La volonté d’une partie des syndicats d’étendre et d’installer durablement la grève dans de très nombreux secteurs, afin d’obtenir le retrait de la réforme, n’a pas été suffisamment couronnée de succès. Les grèves reconductibles dans l’énergie, les transports ou la filière déchet ont pris fin au début du mois d’avril. Un nouvel appel à des grèves dures, avec pour objectif de gagner par l’instauration de ce type de rapport de force, est donc exclu a priori. D’où, les déclarations des numéros un de la CGT et de la CFDT qui fixent comme échéances la décision du Conseil constitutionnel le 3 mai sur la seconde proposition de référendum d’initiative partagé, ainsi que la proposition de loi d’abrogation de l’article 7 par le groupe LIOT le 8 juin à l’Assemblée.
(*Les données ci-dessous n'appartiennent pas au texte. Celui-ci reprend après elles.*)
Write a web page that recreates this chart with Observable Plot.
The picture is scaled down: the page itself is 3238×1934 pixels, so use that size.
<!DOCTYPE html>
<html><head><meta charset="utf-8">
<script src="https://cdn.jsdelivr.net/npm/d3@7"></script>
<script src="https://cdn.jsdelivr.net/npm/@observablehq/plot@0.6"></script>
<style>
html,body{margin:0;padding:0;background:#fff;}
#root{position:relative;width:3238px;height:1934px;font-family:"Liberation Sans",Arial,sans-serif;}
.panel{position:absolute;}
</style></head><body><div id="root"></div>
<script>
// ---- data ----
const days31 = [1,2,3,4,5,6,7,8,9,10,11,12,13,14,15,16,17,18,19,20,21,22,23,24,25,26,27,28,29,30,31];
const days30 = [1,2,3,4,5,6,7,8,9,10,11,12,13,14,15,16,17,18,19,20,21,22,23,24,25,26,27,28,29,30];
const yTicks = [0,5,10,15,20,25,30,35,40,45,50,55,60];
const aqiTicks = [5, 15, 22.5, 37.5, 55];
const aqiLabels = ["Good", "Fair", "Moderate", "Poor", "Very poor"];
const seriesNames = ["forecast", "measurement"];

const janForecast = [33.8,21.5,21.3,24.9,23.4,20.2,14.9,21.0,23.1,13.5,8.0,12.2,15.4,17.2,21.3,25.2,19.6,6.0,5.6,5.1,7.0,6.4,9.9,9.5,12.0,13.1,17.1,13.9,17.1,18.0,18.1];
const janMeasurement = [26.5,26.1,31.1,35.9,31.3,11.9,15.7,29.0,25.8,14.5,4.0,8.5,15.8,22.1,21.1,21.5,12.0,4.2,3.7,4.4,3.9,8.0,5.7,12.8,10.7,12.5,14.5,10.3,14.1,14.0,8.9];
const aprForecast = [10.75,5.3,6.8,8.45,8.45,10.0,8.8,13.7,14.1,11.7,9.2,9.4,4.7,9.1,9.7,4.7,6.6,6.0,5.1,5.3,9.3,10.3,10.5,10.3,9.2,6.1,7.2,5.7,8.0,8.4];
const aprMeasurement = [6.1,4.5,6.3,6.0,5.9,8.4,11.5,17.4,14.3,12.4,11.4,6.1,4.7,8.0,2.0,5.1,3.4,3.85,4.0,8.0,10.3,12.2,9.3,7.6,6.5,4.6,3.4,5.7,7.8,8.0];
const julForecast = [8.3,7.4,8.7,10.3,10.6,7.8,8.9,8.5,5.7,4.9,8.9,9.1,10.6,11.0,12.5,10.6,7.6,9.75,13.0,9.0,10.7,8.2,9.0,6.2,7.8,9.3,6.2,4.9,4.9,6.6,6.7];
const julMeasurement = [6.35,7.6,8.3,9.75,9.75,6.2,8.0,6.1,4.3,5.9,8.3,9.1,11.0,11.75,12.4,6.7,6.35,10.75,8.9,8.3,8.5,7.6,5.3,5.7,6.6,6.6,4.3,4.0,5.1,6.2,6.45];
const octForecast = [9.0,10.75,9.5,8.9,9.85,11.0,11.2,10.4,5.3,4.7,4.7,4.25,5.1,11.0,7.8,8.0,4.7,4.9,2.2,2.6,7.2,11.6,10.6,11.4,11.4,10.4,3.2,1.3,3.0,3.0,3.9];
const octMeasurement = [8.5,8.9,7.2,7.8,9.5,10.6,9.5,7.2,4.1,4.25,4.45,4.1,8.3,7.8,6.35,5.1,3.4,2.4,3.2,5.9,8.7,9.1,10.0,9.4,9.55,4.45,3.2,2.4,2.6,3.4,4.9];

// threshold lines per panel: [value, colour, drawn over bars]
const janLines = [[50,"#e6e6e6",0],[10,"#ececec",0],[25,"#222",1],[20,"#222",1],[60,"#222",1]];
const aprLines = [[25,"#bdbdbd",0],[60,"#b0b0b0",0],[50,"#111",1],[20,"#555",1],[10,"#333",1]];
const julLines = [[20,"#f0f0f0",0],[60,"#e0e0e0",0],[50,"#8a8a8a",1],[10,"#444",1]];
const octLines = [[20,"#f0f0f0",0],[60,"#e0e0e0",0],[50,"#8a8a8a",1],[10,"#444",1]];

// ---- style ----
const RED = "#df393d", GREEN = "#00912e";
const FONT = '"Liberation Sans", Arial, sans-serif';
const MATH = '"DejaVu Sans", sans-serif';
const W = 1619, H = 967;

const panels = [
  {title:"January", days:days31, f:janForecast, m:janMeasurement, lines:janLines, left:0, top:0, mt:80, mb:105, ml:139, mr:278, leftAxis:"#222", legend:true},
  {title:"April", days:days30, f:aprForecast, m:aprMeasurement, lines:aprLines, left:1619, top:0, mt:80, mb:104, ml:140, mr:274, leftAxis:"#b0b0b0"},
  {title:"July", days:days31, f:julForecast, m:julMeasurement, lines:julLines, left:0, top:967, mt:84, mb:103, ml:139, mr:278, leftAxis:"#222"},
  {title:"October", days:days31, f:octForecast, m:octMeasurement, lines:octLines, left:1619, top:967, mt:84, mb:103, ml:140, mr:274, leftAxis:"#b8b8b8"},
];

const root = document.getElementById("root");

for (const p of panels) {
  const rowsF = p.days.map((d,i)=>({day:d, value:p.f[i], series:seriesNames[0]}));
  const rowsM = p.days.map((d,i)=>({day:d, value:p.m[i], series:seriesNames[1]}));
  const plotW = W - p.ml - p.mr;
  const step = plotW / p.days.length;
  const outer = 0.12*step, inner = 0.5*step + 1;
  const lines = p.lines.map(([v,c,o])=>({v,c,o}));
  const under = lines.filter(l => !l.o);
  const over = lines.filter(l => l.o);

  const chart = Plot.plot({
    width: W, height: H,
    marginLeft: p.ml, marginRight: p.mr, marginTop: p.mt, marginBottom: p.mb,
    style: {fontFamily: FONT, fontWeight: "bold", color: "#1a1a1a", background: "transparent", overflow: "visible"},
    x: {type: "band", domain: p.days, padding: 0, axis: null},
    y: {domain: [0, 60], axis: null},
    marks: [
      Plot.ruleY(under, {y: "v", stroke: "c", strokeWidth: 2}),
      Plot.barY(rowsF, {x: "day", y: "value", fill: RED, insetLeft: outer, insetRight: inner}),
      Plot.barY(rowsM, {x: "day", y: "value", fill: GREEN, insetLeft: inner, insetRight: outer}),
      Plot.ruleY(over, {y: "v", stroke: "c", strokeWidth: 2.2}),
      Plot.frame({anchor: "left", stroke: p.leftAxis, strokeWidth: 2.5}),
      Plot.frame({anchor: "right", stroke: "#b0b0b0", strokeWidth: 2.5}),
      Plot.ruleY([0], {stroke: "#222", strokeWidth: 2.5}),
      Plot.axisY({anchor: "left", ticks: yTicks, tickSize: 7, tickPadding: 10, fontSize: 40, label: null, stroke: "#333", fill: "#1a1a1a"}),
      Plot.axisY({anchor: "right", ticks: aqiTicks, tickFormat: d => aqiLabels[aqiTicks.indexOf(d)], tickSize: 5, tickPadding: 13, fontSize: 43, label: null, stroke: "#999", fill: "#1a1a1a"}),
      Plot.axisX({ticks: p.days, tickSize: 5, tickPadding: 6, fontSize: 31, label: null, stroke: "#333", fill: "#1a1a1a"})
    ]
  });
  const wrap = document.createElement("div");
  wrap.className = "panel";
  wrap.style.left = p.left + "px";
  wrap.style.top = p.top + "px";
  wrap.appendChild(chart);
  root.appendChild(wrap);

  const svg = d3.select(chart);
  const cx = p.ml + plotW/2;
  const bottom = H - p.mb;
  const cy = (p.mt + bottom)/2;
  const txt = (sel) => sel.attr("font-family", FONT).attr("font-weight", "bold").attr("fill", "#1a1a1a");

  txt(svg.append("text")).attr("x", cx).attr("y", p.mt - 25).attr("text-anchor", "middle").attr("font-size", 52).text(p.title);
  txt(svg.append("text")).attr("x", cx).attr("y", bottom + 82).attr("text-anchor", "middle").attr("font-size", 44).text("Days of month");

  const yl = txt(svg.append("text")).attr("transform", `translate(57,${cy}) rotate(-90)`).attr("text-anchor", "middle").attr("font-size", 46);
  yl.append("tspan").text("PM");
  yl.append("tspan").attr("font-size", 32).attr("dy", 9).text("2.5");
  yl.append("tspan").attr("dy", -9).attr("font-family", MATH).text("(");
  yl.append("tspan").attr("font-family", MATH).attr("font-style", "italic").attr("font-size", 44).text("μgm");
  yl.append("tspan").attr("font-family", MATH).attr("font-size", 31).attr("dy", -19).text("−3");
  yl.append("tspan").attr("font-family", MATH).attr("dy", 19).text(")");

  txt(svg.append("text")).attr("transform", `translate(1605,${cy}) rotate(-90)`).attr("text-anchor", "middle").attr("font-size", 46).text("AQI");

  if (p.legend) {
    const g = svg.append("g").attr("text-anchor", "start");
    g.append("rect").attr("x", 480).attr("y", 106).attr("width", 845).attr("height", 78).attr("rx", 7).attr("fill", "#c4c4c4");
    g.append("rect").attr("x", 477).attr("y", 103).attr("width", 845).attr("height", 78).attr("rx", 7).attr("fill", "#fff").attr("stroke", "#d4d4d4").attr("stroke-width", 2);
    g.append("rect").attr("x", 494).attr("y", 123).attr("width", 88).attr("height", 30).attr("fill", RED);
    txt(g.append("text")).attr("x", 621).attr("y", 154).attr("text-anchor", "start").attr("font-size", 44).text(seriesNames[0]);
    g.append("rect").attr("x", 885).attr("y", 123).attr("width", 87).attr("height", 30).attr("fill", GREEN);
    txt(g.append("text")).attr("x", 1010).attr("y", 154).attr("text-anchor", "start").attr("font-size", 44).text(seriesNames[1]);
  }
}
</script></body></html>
Une façon de continuer la bataille et de se mettre au diapason d’un mouvement qui ne souhaite pas s’arrêter. Depuis la promulgation de la loi mi-avril, de nouvelles actions, parfois jubilatoires, ont émergé, menées par des milliers, voire des dizaines de milliers de syndicalistes et de militants. Des casserolades à chaque déplacement de ministres, une « grevilla » et même « 100 jours de zbeul » avec un classement départemental, pour contrer la feuille de route de 100 jours, annoncée par l’exécutif, afin de passer à autre chose. Le tout dans un contexte où plus de 60 % de la population dit vouloir une poursuite du mouvement dans les sondages d’opinion.